1) La mutualisation via un EPCI (art. L. 2212-5 CGCT)

Depuis la loi du 27 février 2002 relative à la démocratie de proximité, un EPCI peut recruter des agents de police municipale pour les mettre à disposition des communes membres, à la demande d'une majorité renforcée de celles-ci.

Art. L. 2212-5 CGCT : « A la demande des maires de plusieurs communes appartenant à un même établissement public de coopération intercommunale à fiscalité propre, celui-ci peut recruter, après délibération de deux tiers au moins des conseils municipaux des communes intéressées représentant plus de la moitié de la population totale de celles-ci, ou de la moitié au moins des conseils municipaux des communes représentant les deux tiers de la population, un ou plusieurs agents de police municipale, en vue de les mettre à disposition de l'ensemble de ces communes. Leur nomination en qualité de fonctionnaires stagiaires ne fait pas obstacle à leur mise à disposition.

(...) Pendant l'exercice de leurs fonctions sur le territoire d'une commune, (les agents de police municipale ainsi recrutés) sont placés sous l'autorité du maire de cette commune. »
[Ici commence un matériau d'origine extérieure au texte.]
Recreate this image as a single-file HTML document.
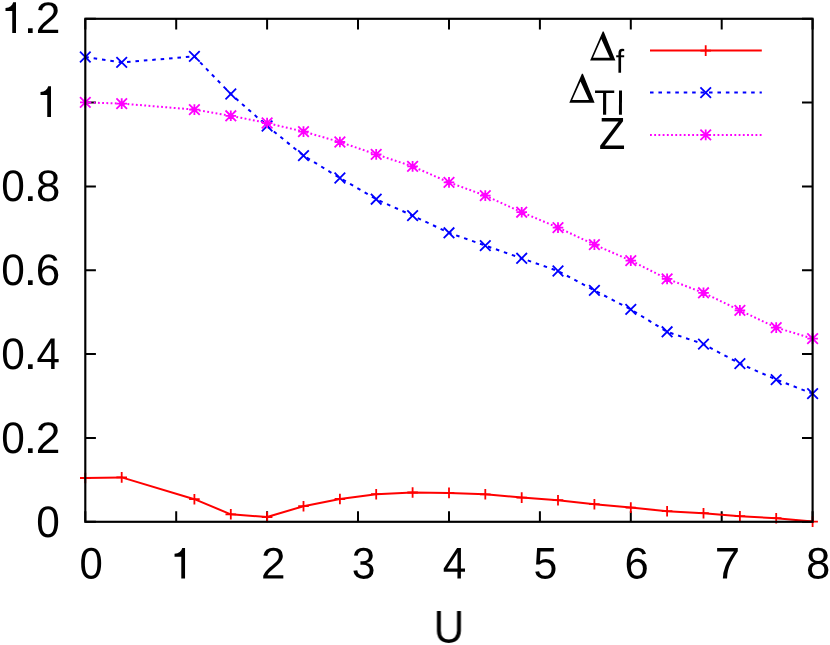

Ce dispositif appelle notamment les observations suivantes :

- sa mise en oeuvre n'opère pas un transfert de compétence entre les communes et l'EPCI : l'exercice de la police municipale continue de relever des maires ;

- il aboutit à une dualité d'autorité : l'autorité de gestion (recrutement, rémunération,...) est l'EPCI ; l'autorité dans le cadre opérationnel est le maire ;

- il constitue donc une forme de « mutualisation descendante » (puisque des personnels de l'EPCI sont mis à la disposition des communes), à savoir celle qui est considérée comme la moins problématique au regard du droit communautaire.

2) La mutualisation directe entre communes

« Les communes de moins de 20 000 habitants formant un ensemble de moins de 50 000 habitants d'un seul tenant peuvent avoir un ou plusieurs agents de police municipale en commun, compétents sur le territoire de chacune d'entre elles.

Pendant l'exercice de leurs fonctions sur le territoire d'une commune, ces agents sont placés sous l'autorité du maire de cette commune.

Chaque agent de police municipale est de plein droit mis à disposition des autres communes par la commune qui l'emploie dans des conditions prévues par une convention transmise au représentant de l'État dans le département. Cette convention, conclue entre l'ensemble des communes intéressées, précise les modalités d'organisation et de financement de la mise en commun des agents et de leurs équipements.

(...)

Une commune appartenant à un établissement public de coopération intercommunale à fiscalité propre ne peut mettre en commun des agents de police municipale lorsqu'il met des agents à disposition des communes dans les conditions prévues à l'article L. 2212-5... »

* 11 En ce qu'il les dispensait expressément d'une procédure de passation de marché public.

* 12 Dans un arrêt du 6 avril 2007 (« Commune d'Aix-en-Provence »), le Conseil d'État avait précisé ce qu'il convenait d'entendre par « organisme » permettant à des communes de s'affranchir de la passation d'un marché public pour la gestion d'un service public hors régie. Il doit s'agir d'un « organisme dont l'objet statutaire exclusif est, sous réserve d'une diversification purement accessoire, de gérer ce service et (sur lequel les communes) exercent un contrôle comparable à celui qu'elles exercent sur leurs propres services leur donnant notamment les moyens de s'assurer du strict respect de son objet statutaire ». Le Conseil d'État avait alors ajouté, évoquant en ceci la question de la mutualisation : « un tel organisme peut notamment être mis en place lorsque plusieurs collectivités publiques décident de créer et de gérer ensemble un service public ».